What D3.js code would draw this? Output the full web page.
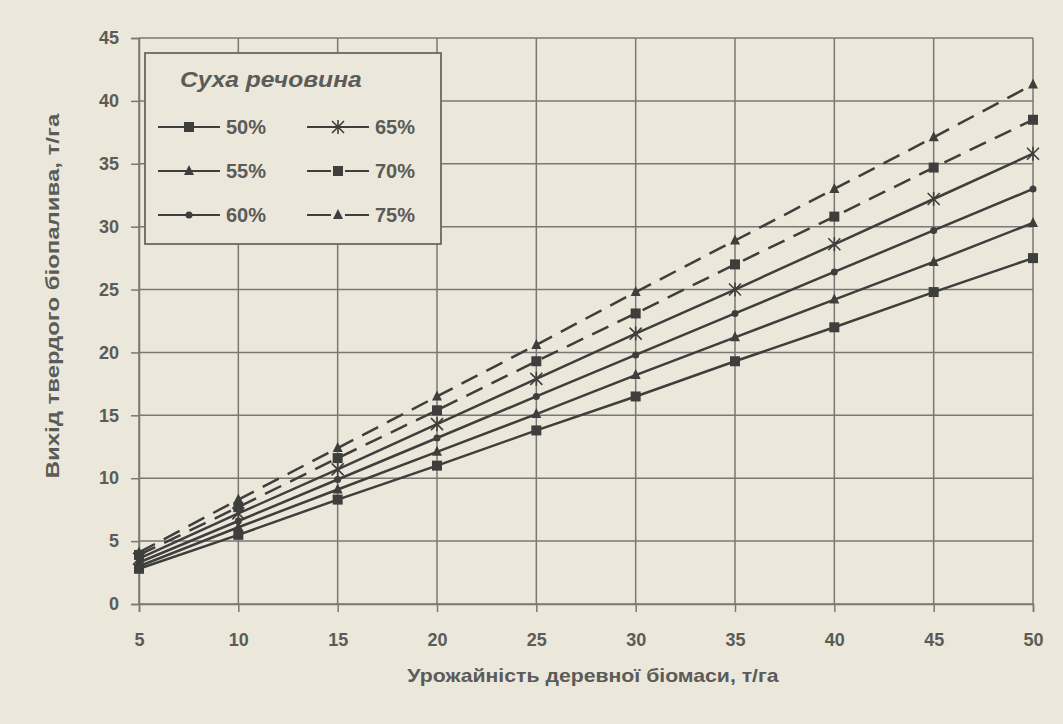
<!DOCTYPE html>
<html>
<head>
<meta charset="utf-8">
<script src="https://cdn.jsdelivr.net/npm/d3@7"></script>
<style>
  body { margin: 0; background: #ebe7da; }
  svg { display: block; }
  .tick text { font-family: Arial, "Liberation Sans", sans-serif; font-weight: bold; fill: #5b5b58; }
</style>
</head>
<body>
<div id="chart"></div>
<script>
// урожайність, т/га
const yields = [5, 10, 15, 20, 25, 30, 35, 40, 45, 50];
const xTicks = [5, 10, 15, 20, 25, 30, 35, 40, 45, 50];
const yTicks = [0, 5, 10, 15, 20, 25, 30, 35, 40, 45];

// вихід твердого біопалива для кожного вмісту сухої речовини
const dry50 = [2.8, 5.5, 8.3, 11.0, 13.8, 16.5, 19.3, 22.0, 24.8, 27.5];
const dry55 = [3.0, 6.1, 9.1, 12.1, 15.1, 18.2, 21.2, 24.2, 27.2, 30.3];
const dry60 = [3.3, 6.6, 9.9, 13.2, 16.5, 19.8, 23.1, 26.4, 29.7, 33.0];
const dry65 = [3.6, 7.2, 10.7, 14.3, 17.9, 21.5, 25.0, 28.6, 32.2, 35.8];
const dry70 = [3.9, 7.7, 11.6, 15.4, 19.3, 23.1, 27.0, 30.8, 34.7, 38.5];
const dry75 = [4.1, 8.3, 12.4, 16.5, 20.6, 24.8, 28.9, 33.0, 37.1, 41.3];

const seriesNames = ['50%', '55%', '60%', '65%', '70%', '75%'];
const seriesValues = [dry50, dry55, dry60, dry65, dry70, dry75];
const seriesMarkers = ['square', 'triangle', 'dot', 'cross', 'square', 'triangle'];
const seriesDashed = [false, false, false, false, true, true];

const width = 1063, height = 724;
const margin = {top: 38, right: 30, bottom: 120, left: 139};
const ink = '#3e3e3c', grid = '#7a7873', text = '#5b5b58';
const font = 'Arial, "Liberation Sans", sans-serif';

const svg = d3.select('#chart').append('svg')
  .attr('width', width)
  .attr('height', height);

svg.append('rect').attr('width', width).attr('height', height).attr('fill', '#ebe7da');

const x = d3.scaleLinear().domain([5, 50]).range([margin.left, width - margin.right]);
const y = d3.scaleLinear().domain([0, 45]).range([height - margin.bottom, margin.top]);

// сітка
svg.append('g')
  .selectAll('line')
  .data(yTicks)
  .enter().append('line')
    .attr('x1', x(5)).attr('x2', x(50))
    .attr('y1', d => y(d)).attr('y2', d => y(d))
    .attr('stroke', grid).attr('stroke-width', 1.5);

svg.append('g')
  .selectAll('line')
  .data(xTicks)
  .enter().append('line')
    .attr('x1', d => x(d)).attr('x2', d => x(d))
    .attr('y1', y(0)).attr('y2', y(45))
    .attr('stroke', grid).attr('stroke-width', 1.5);

// осі
const xAxis = svg.append('g')
  .attr('transform', `translate(0,${y(0)})`)
  .call(d3.axisBottom(x).tickValues(xTicks).tickSize(8).tickPadding(21));
const yAxis = svg.append('g')
  .attr('transform', `translate(${x(5)},0)`)
  .call(d3.axisLeft(y).tickValues(yTicks).tickSize(8).tickPadding(12));

[xAxis, yAxis].forEach(a => {
  a.select('.domain').attr('stroke', grid).attr('stroke-width', 1.5);
  a.selectAll('.tick line').attr('stroke', grid).attr('stroke-width', 1.5);
  a.selectAll('.tick text').attr('font-size', 18);
});

// підписи осей (гліфи трохи розтягнуті, як на скані)
svg.append('text')
  .attr('transform', 'translate(593,682) scale(1.18,1)')
  .attr('text-anchor', 'middle')
  .attr('font-family', font)
  .attr('font-weight', 'bold').attr('font-size', 18)
  .attr('fill', text)
  .text('Урожайність деревної біомаси, т/га');

svg.append('text')
  .attr('transform', 'translate(59,296) rotate(-90) scale(1.26,1)')
  .attr('text-anchor', 'middle')
  .attr('font-family', font)
  .attr('font-weight', 'bold').attr('font-size', 19)
  .attr('fill', text)
  .text('Вихід твердого біопалива, т/га');

function drawMarker(g, type, cx, cy) {
  if (type === 'square') {
    g.append('rect').attr('x', cx - 5).attr('y', cy - 5).attr('width', 10).attr('height', 10).attr('fill', ink);
  } else if (type === 'triangle') {
    g.append('path').attr('d', `M${cx},${cy - 6}L${cx + 5},${cy + 4}L${cx - 5},${cy + 4}Z`).attr('fill', ink);
  } else if (type === 'dot') {
    g.append('circle').attr('cx', cx).attr('cy', cy).attr('r', 3.5).attr('fill', ink);
  } else if (type === 'cross') {
    g.append('path')
      .attr('d', `M${cx - 6},${cy - 6}L${cx + 6},${cy + 6}M${cx - 6},${cy + 6}L${cx + 6},${cy - 6}M${cx},${cy - 7}L${cx},${cy + 7}`)
      .attr('stroke', ink).attr('stroke-width', 1.6).attr('fill', 'none');
  }
}

const line = d3.line().x((d, i) => x(yields[i])).y(d => y(d));

seriesValues.forEach((vals, s) => {
  const g = svg.append('g');
  g.append('path')
    .attr('d', line(vals))
    .attr('fill', 'none')
    .attr('stroke', ink)
    .attr('stroke-width', 2.5)
    .attr('stroke-dasharray', seriesDashed[s] ? '18,10' : null);
  vals.forEach((v, i) => drawMarker(g, seriesMarkers[s], x(yields[i]), y(v)));
});

// легенда
const legend = svg.append('g');
legend.append('rect')
  .attr('x', 145).attr('y', 53).attr('width', 296).attr('height', 191)
  .attr('fill', '#ebe7da').attr('stroke', '#6a6864').attr('stroke-width', 1.8);
legend.append('text')
  .attr('transform', 'translate(180,87) scale(1.12,1)')
  .attr('font-family', font)
  .attr('font-weight', 'bold').attr('font-style', 'italic').attr('font-size', 22)
  .attr('fill', text)
  .text('Суха речовина');

seriesNames.forEach((name, s) => {
  const col = s < 3 ? 0 : 1;
  const row = s % 3;
  const lx = col === 0 ? 158 : 307;
  const ly = 127 + row * 44;
  legend.append('line')
    .attr('x1', lx).attr('x2', lx + 62)
    .attr('y1', ly).attr('y2', ly)
    .attr('stroke', ink).attr('stroke-width', 2.2)
    .attr('stroke-dasharray', seriesDashed[s] ? '24,14' : null);
  drawMarker(legend, seriesMarkers[s], lx + 31, ly);
  legend.append('text')
    .attr('x', lx + 68).attr('y', ly + 7)
    .attr('font-family', font)
    .attr('font-weight', 'bold').attr('font-size', 20)
    .attr('fill', text)
    .text(name);
});
</script>
</body>
</html>
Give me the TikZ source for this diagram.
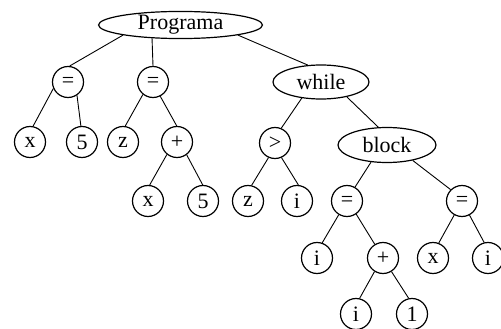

+ + + +

• [Task to carry out]: The data should be printed again unchanged; leave its pictures out.

• [Answer to the task]:
What D3.js code would draw this? Output the full web page.
<!DOCTYPE html>
<html>
<head>
<meta charset="utf-8">
<script src="https://cdn.jsdelivr.net/npm/d3@7"></script>
<style>
  body { margin: 0; background: #ebe7da; }
  svg { display: block; }
  .tick text { font-family: Arial, "Liberation Sans", sans-serif; font-weight: bold; fill: #5b5b58; }
</style>
</head>
<body>
<div id="chart"></div>
<script>
// урожайність, т/га
const yields = [5, 10, 15, 20, 25, 30, 35, 40, 45, 50];
const xTicks = [5, 10, 15, 20, 25, 30, 35, 40, 45, 50];
const yTicks = [0, 5, 10, 15, 20, 25, 30, 35, 40, 45];

// вихід твердого біопалива для кожного вмісту сухої речовини
const dry50 = [2.8, 5.5, 8.3, 11.0, 13.8, 16.5, 19.3, 22.0, 24.8, 27.5];
const dry55 = [3.0, 6.1, 9.1, 12.1, 15.1, 18.2, 21.2, 24.2, 27.2, 30.3];
const dry60 = [3.3, 6.6, 9.9, 13.2, 16.5, 19.8, 23.1, 26.4, 29.7, 33.0];
const dry65 = [3.6, 7.2, 10.7, 14.3, 17.9, 21.5, 25.0, 28.6, 32.2, 35.8];
const dry70 = [3.9, 7.7, 11.6, 15.4, 19.3, 23.1, 27.0, 30.8, 34.7, 38.5];
const dry75 = [4.1, 8.3, 12.4, 16.5, 20.6, 24.8, 28.9, 33.0, 37.1, 41.3];

const seriesNames = ['50%', '55%', '60%', '65%', '70%', '75%'];
const seriesValues = [dry50, dry55, dry60, dry65, dry70, dry75];
const seriesMarkers = ['square', 'triangle', 'dot', 'cross', 'square', 'triangle'];
const seriesDashed = [false, false, false, false, true, true];

const width = 1063, height = 724;
const margin = {top: 38, right: 30, bottom: 120, left: 139};
const ink = '#3e3e3c', grid = '#7a7873', text = '#5b5b58';
const font = 'Arial, "Liberation Sans", sans-serif';

const svg = d3.select('#chart').append('svg')
  .attr('width', width)
  .attr('height', height);

svg.append('rect').attr('width', width).attr('height', height).attr('fill', '#ebe7da');

const x = d3.scaleLinear().domain([5, 50]).range([margin.left, width - margin.right]);
const y = d3.scaleLinear().domain([0, 45]).range([height - margin.bottom, margin.top]);

// сітка
svg.append('g')
  .selectAll('line')
  .data(yTicks)
  .enter().append('line')
    .attr('x1', x(5)).attr('x2', x(50))
    .attr('y1', d => y(d)).attr('y2', d => y(d))
    .attr('stroke', grid).attr('stroke-width', 1.5);

svg.append('g')
  .selectAll('line')
  .data(xTicks)
  .enter().append('line')
    .attr('x1', d => x(d)).attr('x2', d => x(d))
    .attr('y1', y(0)).attr('y2', y(45))
    .attr('stroke', grid).attr('stroke-width', 1.5);

// осі
const xAxis = svg.append('g')
  .attr('transform', `translate(0,${y(0)})`)
  .call(d3.axisBottom(x).tickValues(xTicks).tickSize(8).tickPadding(21));
const yAxis = svg.append('g')
  .attr('transform', `translate(${x(5)},0)`)
  .call(d3.axisLeft(y).tickValues(yTicks).tickSize(8).tickPadding(12));

[xAxis, yAxis].forEach(a => {
  a.select('.domain').attr('stroke', grid).attr('stroke-width', 1.5);
  a.selectAll('.tick line').attr('stroke', grid).attr('stroke-width', 1.5);
  a.selectAll('.tick text').attr('font-size', 18);
});

// підписи осей (гліфи трохи розтягнуті, як на скані)
svg.append('text')
  .attr('transform', 'translate(593,682) scale(1.18,1)')
  .attr('text-anchor', 'middle')
  .attr('font-family', font)
  .attr('font-weight', 'bold').attr('font-size', 18)
  .attr('fill', text)
  .text('Урожайність деревної біомаси, т/га');

svg.append('text')
  .attr('transform', 'translate(59,296) rotate(-90) scale(1.26,1)')
  .attr('text-anchor', 'middle')
  .attr('font-family', font)
  .attr('font-weight', 'bold').attr('font-size', 19)
  .attr('fill', text)
  .text('Вихід твердого біопалива, т/га');

function drawMarker(g, type, cx, cy) {
  if (type === 'square') {
    g.append('rect').attr('x', cx - 5).attr('y', cy - 5).attr('width', 10).attr('height', 10).attr('fill', ink);
  } else if (type === 'triangle') {
    g.append('path').attr('d', `M${cx},${cy - 6}L${cx + 5},${cy + 4}L${cx - 5},${cy + 4}Z`).attr('fill', ink);
  } else if (type === 'dot') {
    g.append('circle').attr('cx', cx).attr('cy', cy).attr('r', 3.5).attr('fill', ink);
  } else if (type === 'cross') {
    g.append('path')
      .attr('d', `M${cx - 6},${cy - 6}L${cx + 6},${cy + 6}M${cx - 6},${cy + 6}L${cx + 6},${cy - 6}M${cx},${cy - 7}L${cx},${cy + 7}`)
      .attr('stroke', ink).attr('stroke-width', 1.6).attr('fill', 'none');
  }
}

const line = d3.line().x((d, i) => x(yields[i])).y(d => y(d));

seriesValues.forEach((vals, s) => {
  const g = svg.append('g');
  g.append('path')
    .attr('d', line(vals))
    .attr('fill', 'none')
    .attr('stroke', ink)
    .attr('stroke-width', 2.5)
    .attr('stroke-dasharray', seriesDashed[s] ? '18,10' : null);
  vals.forEach((v, i) => drawMarker(g, seriesMarkers[s], x(yields[i]), y(v)));
});

// легенда
const legend = svg.append('g');
legend.append('rect')
  .attr('x', 145).attr('y', 53).attr('width', 296).attr('height', 191)
  .attr('fill', '#ebe7da').attr('stroke', '#6a6864').attr('stroke-width', 1.8);
legend.append('text')
  .attr('transform', 'translate(180,87) scale(1.12,1)')
  .attr('font-family', font)
  .attr('font-weight', 'bold').attr('font-style', 'italic').attr('font-size', 22)
  .attr('fill', text)
  .text('Суха речовина');

seriesNames.forEach((name, s) => {
  const col = s < 3 ? 0 : 1;
  const row = s % 3;
  const lx = col === 0 ? 158 : 307;
  const ly = 127 + row * 44;
  legend.append('line')
    .attr('x1', lx).attr('x2', lx + 62)
    .attr('y1', ly).attr('y2', ly)
    .attr('stroke', ink).attr('stroke-width', 2.2)
    .attr('stroke-dasharray', seriesDashed[s] ? '24,14' : null);
  drawMarker(legend, seriesMarkers[s], lx + 31, ly);
  legend.append('text')
    .attr('x', lx + 68).attr('y', ly + 7)
    .attr('font-family', font)
    .attr('font-weight', 'bold').attr('font-size', 20)
    .attr('fill', text)
    .text(name);
});
</script>
</body>
</html>
Give me the TikZ source for this diagram.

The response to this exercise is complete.